2021 proved calmer. The year was marked by acquisitions, IPOs, and other transactions as the industry slightly stabilized. The challenges retailers faced were different: instead of mass temporary closures, they spent the year battling supply chain bottlenecks as demand surged while needing to introduce new perks to entice workers during shortages.

As we look to the year ahead, the pandemic continues to impact retailers, which need to consider the following trends.

Invest in your supply chain

2022 could be a year for evaluating, rethinking, and investing in supply chains in the long term. Until recently, they have often been an underfunded part of the retail organization, however, their importance was highlighted in the pandemic. There is no better moment than now to reinvent supply chains in the industry. 

Take care of your workers

Labor was a huge problem in 2021. Retailers struggled to staff stores, warehouses, and logistics functions, adding to the industry’s supply chain woes. Some responded with higher wages and other perks to attract candidates. If labor remains tight in the U.S. in 2022, retailers may need more than creative perks to win recruits.

Watch the IPO wave

A wave of IPOs swept the US industry as retailers tried to get in on the hot stock market. The majority of retail public listings came from e-commerce companies.

As these brands entered the public markets, their financials also became public. For some brands, these filings made clear just how challenging it is to be profitable while operating mostly online.

Apparel’s rejuvenation

If 2020 finished off apparel sales, 2021 rejuvenated them. Moody’s expects growth to somewhat temper in retail and apparel in 2022, however, the pandemic’s resurgence has reintroduced new levels of uncertainty that could affect how people dress – and spend. 

The role of inflation in consumers’ spending

Alongside a slew of concerns consumers have, inflation has joined the list. While other industries like grocery and fuel may feel the impact of inflation more, it could also cause consumers to spend less on discretionary items.

If the rising cost of goods persists and the US Federal Reserve raises interest rates, consumers may lean into alternatives to credit cards like buy now, pay later to purchase certain items, which could further impact retailers in 2022.

The increasing interest in services

Companies have moved to diversified operations and cultivated varied revenue streams, not only offering products but services and increasingly, business-to-business services. 

Walmart offered its delivery platform to other companies. ThredUp’s back-end “resale as a service” platform has helped partners like Madewell, eBay and Farfetch to navigate resale, with analysts estimating its third-party platform more lucrative than ThredUp’s secondhand clothing sales. Amazon began selling its cashierless technology to other retailers, enabling consumers to pay for goods in physical stores without waiting in line. 

As the cost of running stores and e-commerce operations increases, it is possible that these examples are only the start of retailers turning to other services to generate sales in 2022.

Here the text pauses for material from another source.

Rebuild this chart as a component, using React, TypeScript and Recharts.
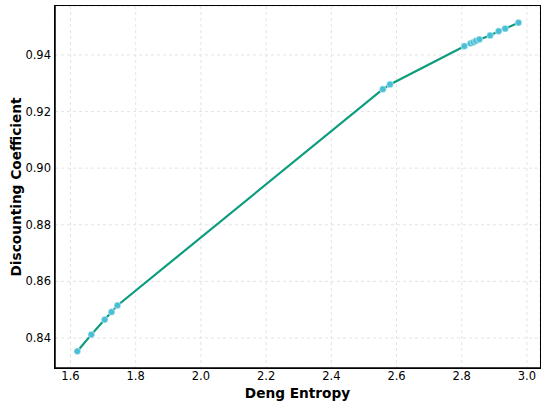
import { LineChart, Line, XAxis, YAxis, CartesianGrid } from 'recharts'

// ── Data ──────────────────────────────────────────────────────────────────────

const dengEntropy = [
  1.621, 1.664, 1.705, 1.726, 1.744, 2.558, 2.58, 2.808, 2.827, 2.836, 2.844, 2.854, 2.887, 2.913,
  2.933, 2.974,
]
const discounting = [
  0.8353, 0.8412, 0.8465, 0.8492, 0.8515, 0.9279, 0.9296, 0.9431, 0.9441, 0.9445, 0.945, 0.9455,
  0.9469, 0.9484, 0.9493, 0.9514,
]
const xTicks = [1.6, 1.8, 2.0, 2.2, 2.4, 2.6, 2.8, 3.0]
const yTicks = [0.84, 0.86, 0.88, 0.9, 0.92, 0.94]

const data = dengEntropy.map((x, i) => ({ x, y: discounting[i] }))

const FONT = '"DejaVu Sans", sans-serif'
const LINE = '#0c9d7e'
const MARKER = '#4bbfd6'
const FRAME = { stroke: '#000', strokeWidth: 1.5 }

const tickStyle = { fontSize: 11.5, fill: '#000', fontFamily: FONT }
const labelStyle = { fontSize: 13.7, fontWeight: 'bold', fill: '#000', fontFamily: FONT }

// plot box: margin.left + y axis width, margin.top, etc.
const PLOT = { left: 55, top: 6, width: 485, height: 362 }

export default function App() {
  return (
    <div style={{ position: 'absolute', left: 0, top: 0, width: 550, height: 406, fontFamily: FONT }}>
      <LineChart width={550} height={406} data={data} margin={{ top: 6, right: 10, bottom: 0, left: 0 }}>
        <CartesianGrid strokeDasharray="3 3" stroke="#e4e4e4" />
        <XAxis
          dataKey="x"
          type="number"
          domain={[1.5525, 3.04]}
          ticks={xTicks}
          tickFormatter={(v) => Number(v).toFixed(1)}
          height={38}
          tickSize={0}
          tickMargin={4}
          tick={tickStyle}
          axisLine={FRAME}
          allowDataOverflow
          label={{ value: 'Deng Entropy', position: 'insideBottom', offset: 8, ...labelStyle }}
        />
        <YAxis
          dataKey="y"
          type="number"
          domain={[0.8294, 0.9573]}
          ticks={yTicks}
          tickFormatter={(v) => Number(v).toFixed(2)}
          width={55}
          tickSize={0}
          tickMargin={4}
          tick={tickStyle}
          axisLine={FRAME}
          allowDataOverflow
          label={{
            value: 'Discounting Coefficient',
            angle: -90,
            position: 'insideLeft',
            offset: 16,
            ...labelStyle,
            style: { textAnchor: 'middle' },
          }}
        />
        <Line
          dataKey="y"
          type="linear"
          stroke={LINE}
          strokeWidth={2.2}
          dot={{ r: 3.4, fill: MARKER, stroke: '#fff', strokeWidth: 0.5, fillOpacity: 1 }}
          isAnimationActive={false}
        />
      </LineChart>
      {/* box round the plot area (top and right spines) */}
      <div
        style={{
          position: 'absolute',
          left: PLOT.left - 0.75,
          top: PLOT.top - 0.75,
          width: PLOT.width + 1.5,
          height: PLOT.height + 1.5,
          border: '1.5px solid #000',
          boxSizing: 'border-box',
          pointerEvents: 'none',
        }}
      />
    </div>
  )
}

The right balance of wholesale and DTC

Traditional retailers like Nike and Adidas are increasingly shifting business models to account for a higher mix of DTC sales. While this can lead to higher margins, it doesn’t necessarily make sense for all retailers to pursue. According to analysts, a shift towards the middle is likely to continue, with brands attempting to strike the right balance between DTC and wholesale channels in the year ahead, and for the next 2-3 years.

The purpose of the store

Two decades of e-commerce growth and years of declines of malls and the department stores that anchor them have led retailers to drastically reduce these recently. In 2019, US retailers forged plans to permanently close more than 9,000 stores. In an effort to make existing stores count, many retailers are rethinking store formats and switching locations.

Private labels will continue to multiply

Private labels nowadays are profitable growth engines that allow retailers to increase market share, with many launching their own private brands, that don’t appear to be slowing down. With inflation taking hold, private labels may be positioned for growth as shoppers care more about value for money. When the cost of goods surpasses wage increases, private labels may become more appealing to price-conscious consumers.

Data and transparency

Apple’s public release of the iOS 14.5 update required that all apps adopt the AppTrackingTransparency framework. Through the update, apps needed to ask users’ permission to track them or access the device’s advertising identifier. This was problematic for marketers and retailers of DTC brands, which historically rely on third-party data for customer acquisition and retention. 

This means that companies have to now scramble and search out new marketing channels like email, SMS, and even print advertising to try to get consumers to shop with brands, that will yield a more profitable return.